* _Supplied records_
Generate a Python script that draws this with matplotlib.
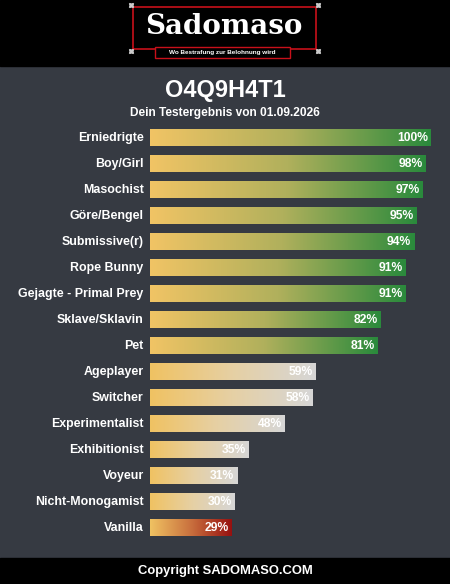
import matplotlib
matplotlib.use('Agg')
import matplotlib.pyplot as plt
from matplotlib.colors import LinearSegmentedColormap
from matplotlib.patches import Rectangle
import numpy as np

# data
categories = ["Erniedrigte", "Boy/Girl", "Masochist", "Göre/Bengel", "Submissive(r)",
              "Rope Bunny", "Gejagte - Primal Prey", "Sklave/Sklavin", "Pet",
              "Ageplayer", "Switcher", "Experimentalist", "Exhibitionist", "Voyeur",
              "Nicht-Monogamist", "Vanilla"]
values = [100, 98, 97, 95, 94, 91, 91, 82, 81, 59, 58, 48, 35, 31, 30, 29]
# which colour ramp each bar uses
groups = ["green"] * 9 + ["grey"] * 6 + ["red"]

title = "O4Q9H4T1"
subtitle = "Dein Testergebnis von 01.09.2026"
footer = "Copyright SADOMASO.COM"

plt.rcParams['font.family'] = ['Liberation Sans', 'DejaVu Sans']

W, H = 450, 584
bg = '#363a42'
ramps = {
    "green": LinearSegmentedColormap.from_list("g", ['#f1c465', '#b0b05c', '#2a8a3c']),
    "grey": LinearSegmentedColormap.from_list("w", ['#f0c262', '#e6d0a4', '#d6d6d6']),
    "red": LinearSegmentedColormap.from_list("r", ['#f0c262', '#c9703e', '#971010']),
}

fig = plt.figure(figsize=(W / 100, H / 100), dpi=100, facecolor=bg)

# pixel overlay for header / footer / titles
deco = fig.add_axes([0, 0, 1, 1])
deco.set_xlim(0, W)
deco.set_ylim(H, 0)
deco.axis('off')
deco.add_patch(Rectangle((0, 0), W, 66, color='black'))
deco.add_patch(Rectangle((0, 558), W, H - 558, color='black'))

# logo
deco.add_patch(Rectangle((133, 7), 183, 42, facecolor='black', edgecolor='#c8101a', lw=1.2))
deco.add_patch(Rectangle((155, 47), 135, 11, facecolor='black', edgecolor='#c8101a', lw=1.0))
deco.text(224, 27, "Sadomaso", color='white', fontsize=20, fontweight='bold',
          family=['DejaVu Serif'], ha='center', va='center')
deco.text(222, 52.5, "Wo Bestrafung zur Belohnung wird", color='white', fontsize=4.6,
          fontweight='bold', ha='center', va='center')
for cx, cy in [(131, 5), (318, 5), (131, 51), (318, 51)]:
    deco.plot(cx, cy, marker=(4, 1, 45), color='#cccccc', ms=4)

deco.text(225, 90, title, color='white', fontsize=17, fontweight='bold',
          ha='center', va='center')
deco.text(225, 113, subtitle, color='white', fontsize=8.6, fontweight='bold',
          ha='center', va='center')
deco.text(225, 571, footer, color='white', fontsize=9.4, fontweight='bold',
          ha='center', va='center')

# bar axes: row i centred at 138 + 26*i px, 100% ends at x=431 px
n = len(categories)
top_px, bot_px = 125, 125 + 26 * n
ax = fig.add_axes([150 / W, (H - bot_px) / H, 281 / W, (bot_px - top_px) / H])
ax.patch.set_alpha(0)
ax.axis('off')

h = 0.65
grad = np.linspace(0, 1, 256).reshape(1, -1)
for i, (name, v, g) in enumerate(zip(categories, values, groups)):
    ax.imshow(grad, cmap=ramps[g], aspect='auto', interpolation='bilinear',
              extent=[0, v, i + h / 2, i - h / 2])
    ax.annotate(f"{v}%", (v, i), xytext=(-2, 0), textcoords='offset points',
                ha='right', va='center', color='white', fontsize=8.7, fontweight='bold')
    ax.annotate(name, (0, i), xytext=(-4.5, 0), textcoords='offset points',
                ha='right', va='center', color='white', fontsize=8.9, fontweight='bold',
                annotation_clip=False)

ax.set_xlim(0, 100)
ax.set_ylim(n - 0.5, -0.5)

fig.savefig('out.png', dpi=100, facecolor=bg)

---

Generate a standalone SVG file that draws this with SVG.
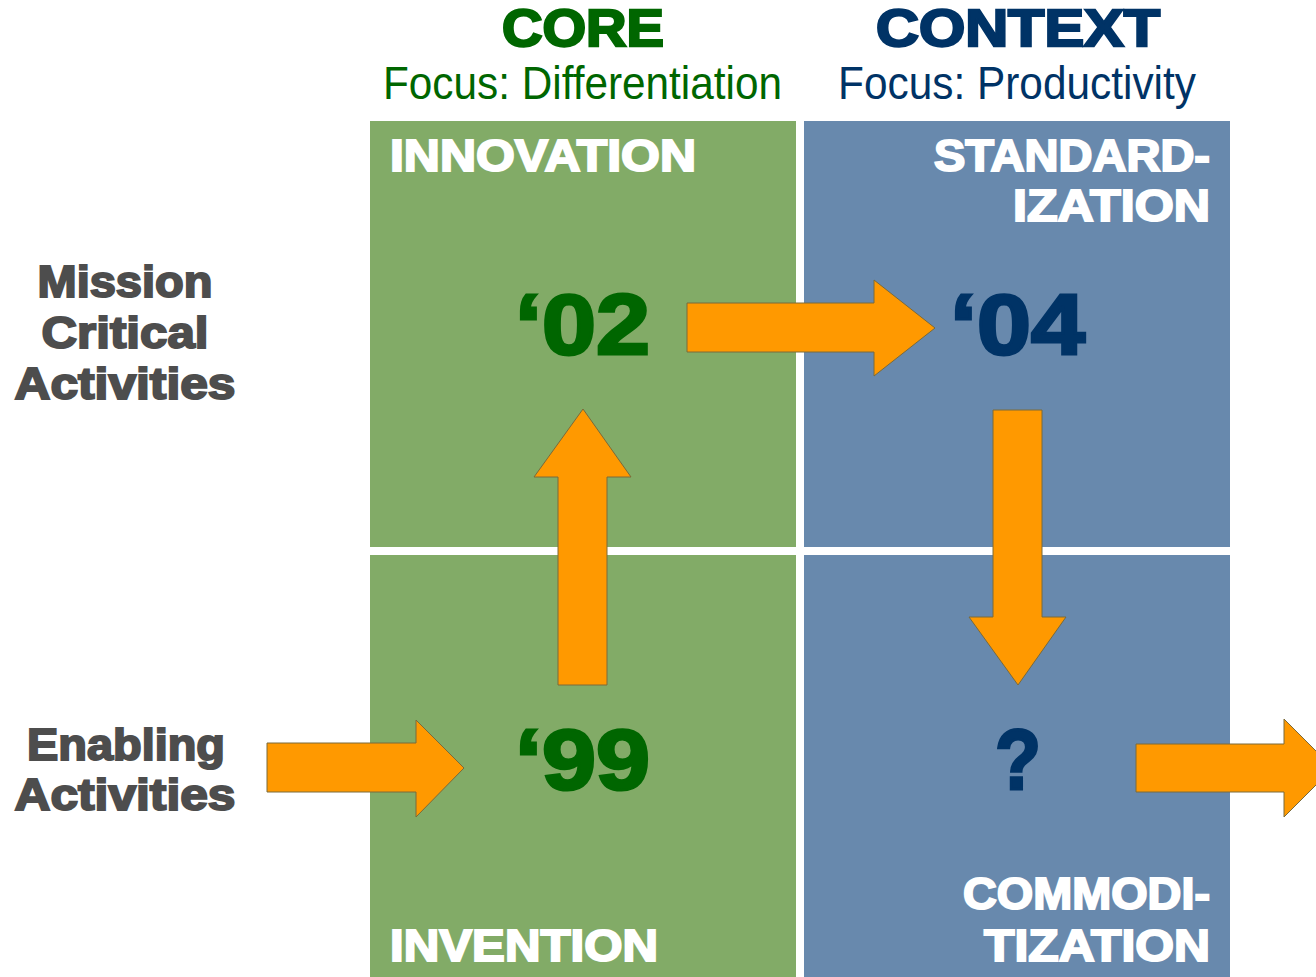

---

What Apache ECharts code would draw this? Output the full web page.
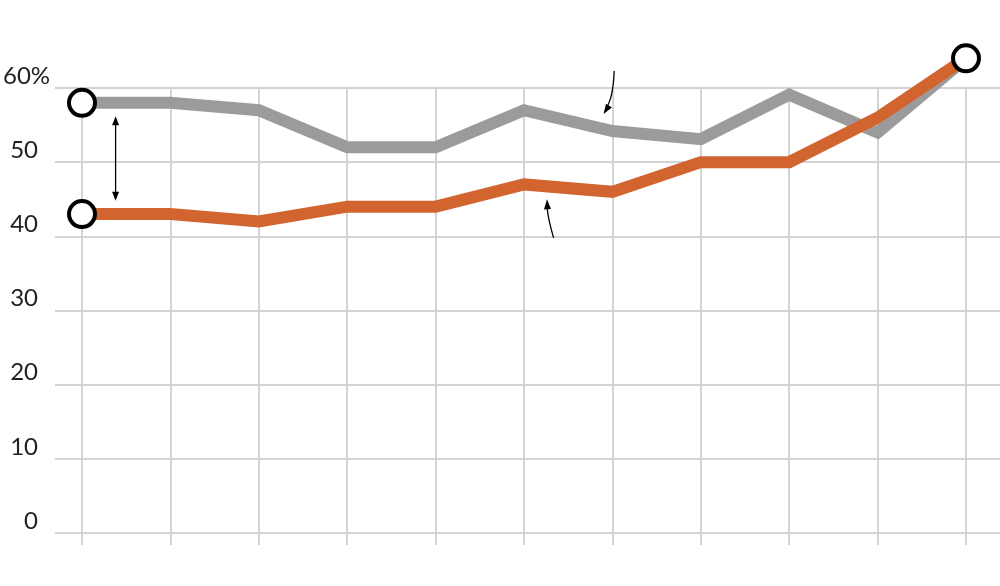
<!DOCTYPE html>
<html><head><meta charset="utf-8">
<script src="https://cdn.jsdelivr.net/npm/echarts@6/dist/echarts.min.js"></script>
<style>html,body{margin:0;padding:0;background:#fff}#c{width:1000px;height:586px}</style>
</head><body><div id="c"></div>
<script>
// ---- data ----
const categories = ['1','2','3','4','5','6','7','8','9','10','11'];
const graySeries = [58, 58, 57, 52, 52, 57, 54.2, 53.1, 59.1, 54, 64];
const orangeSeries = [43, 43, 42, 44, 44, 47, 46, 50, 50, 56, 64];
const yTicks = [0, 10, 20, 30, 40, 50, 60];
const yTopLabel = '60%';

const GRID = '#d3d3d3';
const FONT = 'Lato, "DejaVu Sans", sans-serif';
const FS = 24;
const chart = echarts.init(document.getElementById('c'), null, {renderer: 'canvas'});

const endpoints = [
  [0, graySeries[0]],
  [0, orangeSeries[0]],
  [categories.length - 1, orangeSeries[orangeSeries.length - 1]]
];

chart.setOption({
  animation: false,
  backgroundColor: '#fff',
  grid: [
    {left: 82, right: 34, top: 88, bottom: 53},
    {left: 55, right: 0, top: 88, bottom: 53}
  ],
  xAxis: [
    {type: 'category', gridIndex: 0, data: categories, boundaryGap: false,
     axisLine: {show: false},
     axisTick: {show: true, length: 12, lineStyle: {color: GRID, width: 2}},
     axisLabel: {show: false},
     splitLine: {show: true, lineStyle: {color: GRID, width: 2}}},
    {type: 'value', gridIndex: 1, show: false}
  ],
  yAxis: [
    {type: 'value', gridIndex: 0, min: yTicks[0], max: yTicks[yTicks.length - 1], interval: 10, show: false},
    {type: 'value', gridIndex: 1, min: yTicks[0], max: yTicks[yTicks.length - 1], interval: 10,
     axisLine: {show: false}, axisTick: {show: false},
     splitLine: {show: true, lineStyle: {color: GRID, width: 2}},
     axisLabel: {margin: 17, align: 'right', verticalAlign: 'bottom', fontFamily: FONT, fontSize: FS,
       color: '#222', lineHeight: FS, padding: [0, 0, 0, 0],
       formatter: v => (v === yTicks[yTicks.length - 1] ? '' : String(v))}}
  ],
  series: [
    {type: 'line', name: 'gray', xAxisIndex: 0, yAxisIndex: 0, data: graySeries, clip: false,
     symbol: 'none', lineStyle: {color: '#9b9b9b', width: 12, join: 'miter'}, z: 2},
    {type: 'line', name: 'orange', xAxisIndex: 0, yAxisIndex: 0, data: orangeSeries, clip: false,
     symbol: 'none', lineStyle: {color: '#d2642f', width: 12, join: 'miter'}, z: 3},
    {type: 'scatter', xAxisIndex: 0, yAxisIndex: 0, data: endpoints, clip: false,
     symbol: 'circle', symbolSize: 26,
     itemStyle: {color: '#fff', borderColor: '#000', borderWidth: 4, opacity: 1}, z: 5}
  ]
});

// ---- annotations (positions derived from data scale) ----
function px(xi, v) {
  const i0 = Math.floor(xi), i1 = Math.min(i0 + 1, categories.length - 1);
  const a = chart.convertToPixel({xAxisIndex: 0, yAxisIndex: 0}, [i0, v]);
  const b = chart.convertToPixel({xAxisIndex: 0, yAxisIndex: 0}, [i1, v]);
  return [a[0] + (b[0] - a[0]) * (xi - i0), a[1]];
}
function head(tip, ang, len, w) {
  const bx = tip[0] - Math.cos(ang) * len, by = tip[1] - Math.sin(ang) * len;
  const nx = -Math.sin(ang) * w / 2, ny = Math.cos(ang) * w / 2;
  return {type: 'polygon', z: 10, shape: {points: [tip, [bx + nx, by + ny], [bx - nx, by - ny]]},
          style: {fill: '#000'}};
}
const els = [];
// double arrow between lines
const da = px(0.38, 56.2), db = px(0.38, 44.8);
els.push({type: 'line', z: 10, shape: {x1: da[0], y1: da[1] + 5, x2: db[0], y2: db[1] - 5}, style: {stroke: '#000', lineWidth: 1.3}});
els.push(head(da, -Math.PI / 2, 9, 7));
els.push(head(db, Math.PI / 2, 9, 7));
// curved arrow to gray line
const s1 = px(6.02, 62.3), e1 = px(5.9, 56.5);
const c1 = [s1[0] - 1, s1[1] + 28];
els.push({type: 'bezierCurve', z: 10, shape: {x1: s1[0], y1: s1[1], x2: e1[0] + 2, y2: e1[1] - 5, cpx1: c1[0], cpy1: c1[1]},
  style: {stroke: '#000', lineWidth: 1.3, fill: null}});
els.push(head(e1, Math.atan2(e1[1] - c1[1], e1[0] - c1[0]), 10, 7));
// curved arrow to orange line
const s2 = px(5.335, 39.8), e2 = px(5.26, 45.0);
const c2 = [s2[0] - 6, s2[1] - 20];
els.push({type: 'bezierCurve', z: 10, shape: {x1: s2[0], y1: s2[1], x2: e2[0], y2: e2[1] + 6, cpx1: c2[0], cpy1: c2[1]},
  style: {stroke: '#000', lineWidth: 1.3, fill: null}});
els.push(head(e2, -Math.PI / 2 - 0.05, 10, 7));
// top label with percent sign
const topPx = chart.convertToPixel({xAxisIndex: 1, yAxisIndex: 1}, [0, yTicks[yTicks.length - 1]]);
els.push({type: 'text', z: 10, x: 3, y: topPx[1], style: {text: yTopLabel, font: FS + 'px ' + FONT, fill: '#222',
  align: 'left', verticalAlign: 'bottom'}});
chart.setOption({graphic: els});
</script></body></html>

* _Given problem_
Keep to the stretch from the line containing "Generate a Python" through the line containing "deco.add_patch(Rectangle((0, 558), W, H", both ends included, and copy it exactly from the listing above, minus the pictures.

* _The response_
Generate a Python script that draws this with matplotlib.
import matplotlib
matplotlib.use('Agg')
import matplotlib.pyplot as plt
from matplotlib.colors import LinearSegmentedColormap
from matplotlib.patches import Rectangle
import numpy as np

# data
categories = ["Erniedrigte", "Boy/Girl", "Masochist", "Göre/Bengel", "Submissive(r)",
              "Rope Bunny", "Gejagte - Primal Prey", "Sklave/Sklavin", "Pet",
              "Ageplayer", "Switcher", "Experimentalist", "Exhibitionist", "Voyeur",
              "Nicht-Monogamist", "Vanilla"]
values = [100, 98, 97, 95, 94, 91, 91, 82, 81, 59, 58, 48, 35, 31, 30, 29]
# which colour ramp each bar uses
groups = ["green"] * 9 + ["grey"] * 6 + ["red"]

title = "O4Q9H4T1"
subtitle = "Dein Testergebnis von 01.09.2026"
footer = "Copyright SADOMASO.COM"

plt.rcParams['font.family'] = ['Liberation Sans', 'DejaVu Sans']

W, H = 450, 584
bg = '#363a42'
ramps = {
    "green": LinearSegmentedColormap.from_list("g", ['#f1c465', '#b0b05c', '#2a8a3c']),
    "grey": LinearSegmentedColormap.from_list("w", ['#f0c262', '#e6d0a4', '#d6d6d6']),
    "red": LinearSegmentedColormap.from_list("r", ['#f0c262', '#c9703e', '#971010']),
}

fig = plt.figure(figsize=(W / 100, H / 100), dpi=100, facecolor=bg)

# pixel overlay for header / footer / titles
deco = fig.add_axes([0, 0, 1, 1])
deco.set_xlim(0, W)
deco.set_ylim(H, 0)
deco.axis('off')
deco.add_patch(Rectangle((0, 0), W, 66, color='black'))
deco.add_patch(Rectangle((0, 558), W, H - 558, color='black'))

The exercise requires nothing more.